Newcomer A.J Turner set a career high with 24 points.

NCAA Basketball: Michigan at Northwestern David Banks-USA TODAY Sports

EVANSTON, Ill. – About a week ago, Northwestern fell short at the buzzer against a Romeo Langford-led Indiana squad that, after defeating Louisville Saturday, looks bound for the NCAA Tournament. The ‘Cats two-point loss to fifth-ranked Michigan three days later stung even more. Northwestern played two tight games against tough competition, had chances to win both and ultimately dropped both.

And these two Big Ten losses came after a gauntlet of games in California over Thanksgiving and a matchup with Georgia Tech in the Big Ten/ACC Challenge. Altogether, playing seven games in 17 days takes a toll on a team.

“Playing a Mountain West team, an Atlantic 10 team, a Pac-12 team, an ACC team, two Big Ten teams and a Big East team in seventeen days is not easy… I knew from an energy standpoint this was going to be a difficult game,” Chris Collins said after Saturday’s game against DePaul.

Despite coming off two disappointing losses to Indiana and Michigan, Collins said his team was happy with how it played, but angry about the results.

With positivity brewing around the program and momentum building in performance, if not results, the ‘Cats had to beat DePaul, a team in a power conference but ranked outside KenPom’s top 100 teams.

But for 30 minutes, Northwestern seemed to be proving their head coach right about the heavy legs. The team looked tired. Offensive sets weren’t crisp, passes were lackadaisical and shots weren’t falling.

At the 9:48 mark of the second half, Northwestern trailed their inter-city rival by 15. Perhaps it was the 11 A.M start time or maybe it was tired legs, but Northwestern seemed to be sleepwalking its way through the first half — and potentially sleepwalking its way to a momentum-killing loss and a big, ugly stain on a NCAA Tournament resume.

Courtesy of a 25-0 run, the Wildcats won, though. The run — reminiscent of the 31-0 run in the 2017 Big Ten Tournament against Rutgers — was fueled by an atmosphere Allstate Arena could not have provided and by a player who could not suit up last year per NCAA transfer rules.

A.J Turner went 6-of-10 from beyond the arc, scoring a career-high 24 points and winning the Waldo Fisher-Frank McGrath Award, which is given to the most outstanding player of each DePaul-Northwestern game.

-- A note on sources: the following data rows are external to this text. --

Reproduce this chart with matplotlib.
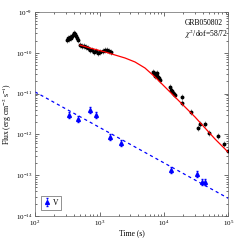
import matplotlib
matplotlib.use('Agg')
import matplotlib.pyplot as plt
import matplotlib.ticker as mtick
import numpy as np

plt.rcParams['font.family'] = ['Liberation Serif', 'DejaVu Serif']
plt.rcParams['mathtext.fontset'] = 'stix'
plt.rcParams['font.size'] = 5

# X-ray data (black)
xray_t = [313, 325, 337, 349, 362, 375, 388, 403, 417, 432, 448, 464,
          498, 535, 575, 617, 663, 712, 765, 822, 883, 948, 1018, 1133,
          1217, 1306, 1403, 1507,
          6750, 7000, 7250, 7500, 7800, 8100, 8400, 8670, 7200, 7700,
          12400, 12800, 13300, 13800, 14300, 14800,
          19000, 19000, 26200, 33700, 36100, 43200, 49900, 68700, 85100, 98000]
xray_f = [2.06e-10, 2.31e-10, 2.18e-10, 2.44e-10, 2.31e-10, 2.58e-10,
          2.73e-10, 3.05e-10, 2.89e-10, 2.58e-10, 2.31e-10, 2.06e-10,
          1.55e-10, 1.47e-10, 1.47e-10, 1.39e-10, 1.31e-10, 1.17e-10,
          1.17e-10, 1.05e-10, 1.11e-10, 9.9e-11, 1.05e-10, 1.11e-10,
          1.17e-10, 1.17e-10, 1.11e-10, 1.05e-10,
          3.4e-11, 3.2e-11, 3.0e-11, 3.0e-11, 2.7e-11, 2.5e-11, 2.35e-11, 2.2e-11,
          2.7e-11, 3.2e-11,
          1.45e-11, 1.22e-11, 1.16e-11, 1.03e-11, 9.8e-12, 9.2e-12,
          8.3e-12, 5.9e-12, 3.5e-12, 1.44e-12, 1.8e-12, 1.8e-12, 1.08e-12,
          9.1e-13, 5.8e-13, 3.9e-13]

# model curve (red)
fit_t = [498, 712, 1217, 1740, 2485, 3550, 5070, 7250, 10370, 14820,
         21180, 30270, 43200, 61800, 88300, 100000]
fit_f = [1.55e-10, 1.31e-10, 1.05e-10, 8.83e-11, 7.46e-11, 5.96e-11,
         4.24e-11, 2.55e-11, 1.45e-11, 8.26e-12, 4.70e-12, 2.67e-12,
         1.44e-12, 7.71e-13, 4.39e-13, 3.6e-13]

# optical V band (blue)
v_t = [337, 464, 712, 883, 1455, 2150, 12800, 32500, 38800, 43200]
v_f = [3.0e-12, 2.4e-12, 4.0e-12, 3.0e-12, 8.7e-13, 6.2e-13,
       1.35e-13, 1.07e-13, 6.8e-14, 6.8e-14]
v_line_t = [100, 100000]
v_line_f = [1.1e-11, 2.7e-14]

fig = plt.figure(figsize=(2.4, 2.4), dpi=100)
ax = fig.add_axes([0.146, 0.1, 0.806, 0.85])

xf = np.array(xray_f)
ax.errorbar(xray_t, xf, yerr=[xf * 0.15, xf * 0.18], fmt='o', color='k',
            ms=1.8, elinewidth=0.4, ecolor='0.35', capsize=0, zorder=3)
ax.plot(fit_t, fit_f, color='red', lw=0.9, zorder=4)

vf = np.array(v_f)
ax.errorbar(v_t, vf, yerr=[vf * 0.15, vf * 0.2], fmt='^', color='blue',
            ms=2.8, elinewidth=0.5, capsize=1, zorder=3, label='V')
ax.plot(v_line_t, v_line_f, color='blue', lw=0.9, ls=(0, (2.5, 2.5)), zorder=2)

ax.set_xscale('log')
ax.set_yscale('log')
ax.set_xlim(1e2, 1e5)
ax.set_ylim(1e-14, 1e-9)
ax.xaxis.set_minor_formatter(mtick.NullFormatter())
ax.yaxis.set_minor_formatter(mtick.NullFormatter())
ax.set_xlabel('Time (s)', fontsize=5.5, labelpad=0.5)
ax.set_ylabel('Flux (erg cm$^{-2}$ s$^{-1}$)', fontsize=5.5, labelpad=1)

ax.tick_params(which='both', direction='in', top=True, right=True,
               width=0.4, labelsize=5, pad=2)
ax.tick_params(which='major', length=3)
ax.tick_params(which='minor', length=1.5)
for s in ax.spines.values():
    s.set_linewidth(0.5)
    s.set_color('0.4')

ax.text(0.775, 0.946, 'GRB050802', transform=ax.transAxes, fontsize=5.5,
        va='center')
ax.text(0.775, 0.893, r'$\chi^2$/dof=58/72', transform=ax.transAxes,
        fontsize=5.5, va='center')

leg = ax.legend(loc='lower left', fontsize=5.5, handlelength=0.8,
                handletextpad=0.3, borderpad=0.4, fancybox=False,
                framealpha=1, borderaxespad=0.8)
leg.get_frame().set_linewidth(0.5)
leg.get_frame().set_edgecolor('0.4')

fig.savefig('out.png', dpi=100)
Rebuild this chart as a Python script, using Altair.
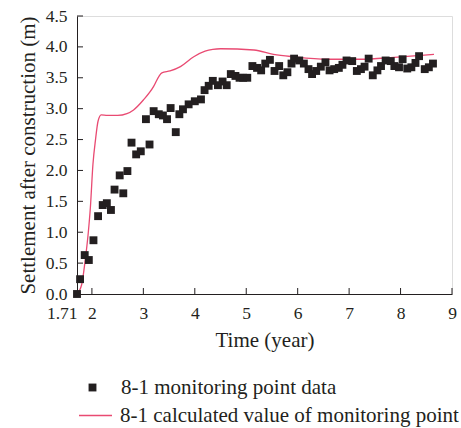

After Saturday, Northwestern can go forward in this season confident that it has another scorer capable of lifting the offense when Vic Law or Dererk Pardon can’t get it going. Even on a day when Pardon wasn’t getting a ton of touches, and Ryan Taylor looked invisible until late, Northwestern found ways to score. With the NU offense stagnant and struggling in the first half, it was Turner, who hasn’t shot well this season, who kept the offense afloat.

Turner said Collins kept telling him to shoot during his slump, stressing that he’s too good a shooter for his shots to continue to miss.

“I know [my shots] weren’t falling previously, but tonight I guess the law of averages came true,” Turner said.

Northwestern played Michigan close, it defeated a power conference opponent (Utah) on a “neutral” floor and it nearly beat Indiana in Assembly Hall, one of college basketball’s most hostile environments. After Saturday, Northwestern can be confident it’s capable of mounting a furious late-game come-back with its backs against the wall.

When the fire alarm went off at Welsh-Ryan Arena, and the Northwestern postgame press conference was moved to nearby Anderson Hall, Collins joked it was because of his team catching fire in the second half.

“I apologize, our guys got so hot down the stretch the fire alarms went off,” Collins joked.

Northwestern (7-3, 0-2 B1G) now has a week to rest before taking the floor vs Chicago State on December 17. That time off will feel much better after a much-needed win.